Freezing night but cozy inside Colin (yes we’ve named the caravan Colin – blame Chris for this one, not me). Woke up to a glorious sunny day, birds chortling and singing (some melodically, some not so much). After a leisurely breakfast, wandered (actually hiked – enormous camp ground and we seemed to be rather a long way from the Info centre) over to pay our camping fees and find out what the options for walking might be. Tossed a coin and decided on Oberon Bay.
Walking in the Prom is a great experience. Rugged coastline and varied vegetation, with a different vista around every corner. The beaches are all wildly different in terms of their sand type and scenery, with some pure white and composed of shell grit, others coarser and darker in colour and some almost mud. Didn’t see any wildlife of the furred variety on our trip round to Oberon Bay via Norman Beach, Norman Point and Little Oberon Bay but saw lots of the feathered type. Crows galore (seem to run in pairs in order to outflank any unsuspecting prey who might possibly have something edible about their person). One lone sooty oystercatcher patrolling Little Oberon Bay and some large and flamboyantly made up Pacific Gulls (lovely yellow stockinged legs with red-lipstick tipped yellow beaks). The day stayed sunny and quite warm at times, but whenever the wind picked up the temperature seemed to drop into arctic range.

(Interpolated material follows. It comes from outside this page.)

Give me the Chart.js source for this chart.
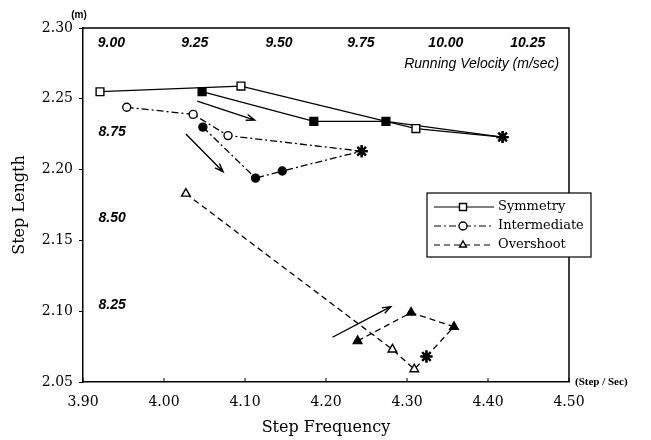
<!DOCTYPE html>
<html>
<head>
<meta charset="utf-8">
<script src="https://cdn.jsdelivr.net/npm/chart.js"></script>
<style>
  body { margin: 0; background: #fff; }
</style>
</head>
<body>
<canvas id="stepChart" width="651" height="440"></canvas>
<script>
  // axis ticks
  const xTickValues = [3.90, 4.00, 4.10, 4.20, 4.30, 4.40, 4.50];
  const yTickValues = [2.05, 2.10, 2.15, 2.20, 2.25, 2.30];

  // series [step frequency, step length]; last point of each = end marker (asterisk)
  const symOpen = [[3.921, 2.255], [4.095, 2.259], [4.311, 2.229], [4.418, 2.223]];
  const symSolid = [[4.047, 2.255], [4.185, 2.234], [4.274, 2.234], [4.418, 2.223]];
  const intOpen = [[3.954, 2.244], [4.036, 2.239], [4.079, 2.224], [4.244, 2.213]];
  const intSolid = [[4.048, 2.230], [4.113, 2.194], [4.146, 2.199], [4.244, 2.213]];
  const ovOpen = [[4.027, 2.183], [4.282, 2.073], [4.309, 2.059], [4.324, 2.068]];
  const ovSolid = [[4.239, 2.079], [4.305, 2.099], [4.358, 2.089], [4.324, 2.068]];

  // arrows [x1, y1, x2, y2] in data units
  const arrows = [
    [4.041, 2.2484, 4.112, 2.2350],
    [4.027, 2.2251, 4.073, 2.1985],
    [4.208, 2.0816, 4.280, 2.1032]
  ];

  // running velocity labels
  const velTop = ['9.00', '9.25', '9.50', '9.75', '10.00', '10.25'];
  const velTopX = [3.935, 4.038, 4.142, 4.243, 4.348, 4.449];
  const velLeft = ['8.75', '8.50', '8.25'];
  const velLeftY = [2.2266, 2.1658, 2.1044];

  const legendItems = ['Symmetry', 'Intermediate', 'Overshoot'];

  const pts = arr => arr.map(p => ({ x: p[0], y: p[1] }));

  function series(arr, shape, fill, dash) {
    const n = arr.length;
    return {
      data: pts(arr),
      showLine: true,
      borderColor: '#000',
      borderWidth: 1.3,
      borderDash: dash,
      pointStyle: arr.map((p, i) => i === n - 1 ? 'star' : shape),
      pointRadius: arr.map((p, i) => i === n - 1 ? 6 : (shape === 'rect' ? 5.5 : shape === 'triangle' ? 5 : 4)),
      pointBorderWidth: arr.map((p, i) => i === n - 1 ? 2.2 : 1.4),
      pointBackgroundColor: fill,
      pointBorderColor: '#000'
    };
  }

  const dashDot = [7, 3, 2, 3];
  const dashed = [6, 4];

  const annot = {
    id: 'annot',
    afterDraw(chart) {
      const { ctx, chartArea: a, scales: { x, y } } = chart;
      ctx.save();
      ctx.strokeStyle = '#000';
      ctx.fillStyle = '#000';

      // top and right frame
      ctx.lineWidth = 1.5;
      ctx.beginPath();
      ctx.moveTo(a.left, a.top);
      ctx.lineTo(a.right, a.top);
      ctx.lineTo(a.right, a.bottom);
      ctx.stroke();

      // inward ticks on x axis
      ctx.lineWidth = 1;
      xTickValues.forEach(v => {
        const px = x.getPixelForValue(v);
        ctx.beginPath();
        ctx.moveTo(px, a.bottom);
        ctx.lineTo(px, a.bottom - 4);
        ctx.stroke();
      });

      // arrows
      ctx.lineWidth = 1.4;
      arrows.forEach(r => {
        const x1 = x.getPixelForValue(r[0]), y1 = y.getPixelForValue(r[1]);
        const x2 = x.getPixelForValue(r[2]), y2 = y.getPixelForValue(r[3]);
        const ang = Math.atan2(y2 - y1, x2 - x1);
        ctx.beginPath();
        ctx.moveTo(x1, y1);
        ctx.lineTo(x2, y2);
        ctx.moveTo(x2 - 9 * Math.cos(ang - 0.35), y2 - 9 * Math.sin(ang - 0.35));
        ctx.lineTo(x2, y2);
        ctx.lineTo(x2 - 9 * Math.cos(ang + 0.35), y2 - 9 * Math.sin(ang + 0.35));
        ctx.stroke();
      });

      // velocity labels
      ctx.font = 'bold italic 14px "Liberation Sans", Arial, sans-serif';
      ctx.textAlign = 'center';
      ctx.textBaseline = 'middle';
      velTop.forEach((t, i) => ctx.fillText(t, x.getPixelForValue(velTopX[i]), y.getPixelForValue(2.2894)));
      velLeft.forEach((t, i) => ctx.fillText(t, x.getPixelForValue(3.936), y.getPixelForValue(velLeftY[i])));
      ctx.font = 'italic 14px "Liberation Sans", Arial, sans-serif';
      ctx.textAlign = 'right';
      ctx.fillText('Running Velocity (m/sec)', x.getPixelForValue(4.488), y.getPixelForValue(2.2744));

      // units
      ctx.font = 'bold 10px "Liberation Sans", Arial, sans-serif';
      ctx.textAlign = 'center';
      ctx.fillText('(m)', a.left - 4, a.top - 13);
      ctx.font = 'bold 11px "Liberation Serif", serif';
      ctx.textAlign = 'left';
      ctx.fillText('(Step / Sec)', a.right + 6, a.bottom);

      // legend
      const lx = 427, ly = 193, lw = 164, lh = 64;
      ctx.fillStyle = '#fff';
      ctx.fillRect(lx, ly, lw, lh);
      ctx.lineWidth = 1.2;
      ctx.strokeRect(lx, ly, lw, lh);
      const rows = [207, 226, 245];
      const styles = [[[], 'rect'], [dashDot, 'circle'], [dashed, 'triangle']];
      rows.forEach((ry, i) => {
        ctx.strokeStyle = '#000';
        ctx.lineWidth = 1.2;
        ctx.setLineDash(styles[i][0]);
        ctx.beginPath();
        ctx.moveTo(434, ry);
        ctx.lineTo(494, ry);
        ctx.stroke();
        ctx.setLineDash([]);
        ctx.fillStyle = '#fff';
        ctx.lineWidth = 1.4;
        Chart.helpers.drawPoint(ctx, { pointStyle: styles[i][1], radius: styles[i][1] === 'rect' ? 5 : 4, rotation: 0, borderWidth: 1.4 }, 463, ry);
        ctx.fillStyle = '#000';
        ctx.font = '13px "DejaVu Serif", serif';
        ctx.textAlign = 'left';
        ctx.fillText(legendItems[i], 498, ry);
      });
      ctx.restore();
    }
  };

  const ctx = document.getElementById('stepChart');
  const stepChart = new Chart(ctx, {
    type: 'scatter',
    data: {
      datasets: [
        series(symOpen, 'rect', '#fff', []),
        series(symSolid, 'rect', '#000', []),
        series(intOpen, 'circle', '#fff', dashDot),
        series(intSolid, 'circle', '#000', dashDot),
        series(ovOpen, 'triangle', '#fff', dashed),
        series(ovSolid, 'triangle', '#000', dashed)
      ]
    },
    options: {
      responsive: false,
      animation: false,
      devicePixelRatio: 1,
      layout: { padding: { top: 28, right: 82, left: 0, bottom: 0 } },
      plugins: { legend: { display: false }, tooltip: { enabled: false } },
      scales: {
        x: {
          type: 'linear',
          min: 3.9,
          max: 4.5,
          afterBuildTicks: s => { s.ticks = xTickValues.map(v => ({ value: v })); },
          afterFit: s => { s.height = 58; },
          ticks: {
            callback: v => Number(v).toFixed(2),
            color: '#000',
            font: { family: '"DejaVu Serif", serif', size: 14 },
            padding: 4,
            maxRotation: 0
          },
          grid: { display: false },
          border: { color: '#000', width: 1.5 },
          title: {
            display: true,
            text: 'Step Frequency',
            color: '#000',
            font: { family: '"DejaVu Serif", serif', size: 16 },
            padding: { top: 0, bottom: 3 }
          }
        },
        y: {
          type: 'linear',
          min: 2.05,
          max: 2.30,
          afterBuildTicks: s => { s.ticks = yTickValues.map(v => ({ value: v })); },
          afterFit: s => { s.width = 83; },
          ticks: {
            callback: v => Number(v).toFixed(2),
            color: '#000',
            font: { family: '"DejaVu Serif", serif', size: 14 },
            padding: 6
          },
          grid: { drawOnChartArea: false, drawTicks: true, tickLength: 4, color: '#000' },
          border: { color: '#000', width: 1.5 },
          title: {
            display: true,
            text: 'Step Length',
            color: '#000',
            font: { family: '"DejaVu Serif", serif', size: 16 },
            padding: { top: 10, bottom: 0 }
          }
        }
      }
    },
    plugins: [annot]
  });
</script>
</body>
</html>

Surprisingly survived 12 km walking relatively intact (although new hiking boots were trying to create some blisters and bruises around various bits of ankle!) and managed to crawl back to camp. Our resident wombat again paid us a visit, and a we moved site to a recently vacated and more private one just across the way from where we initially set up. Left over spag bog (for the 3rd night) still pretty good (as was the red vino!). Freezing sitting out under the awning though – even rugged up with 3 layers of everything, including a ski jacket apiece.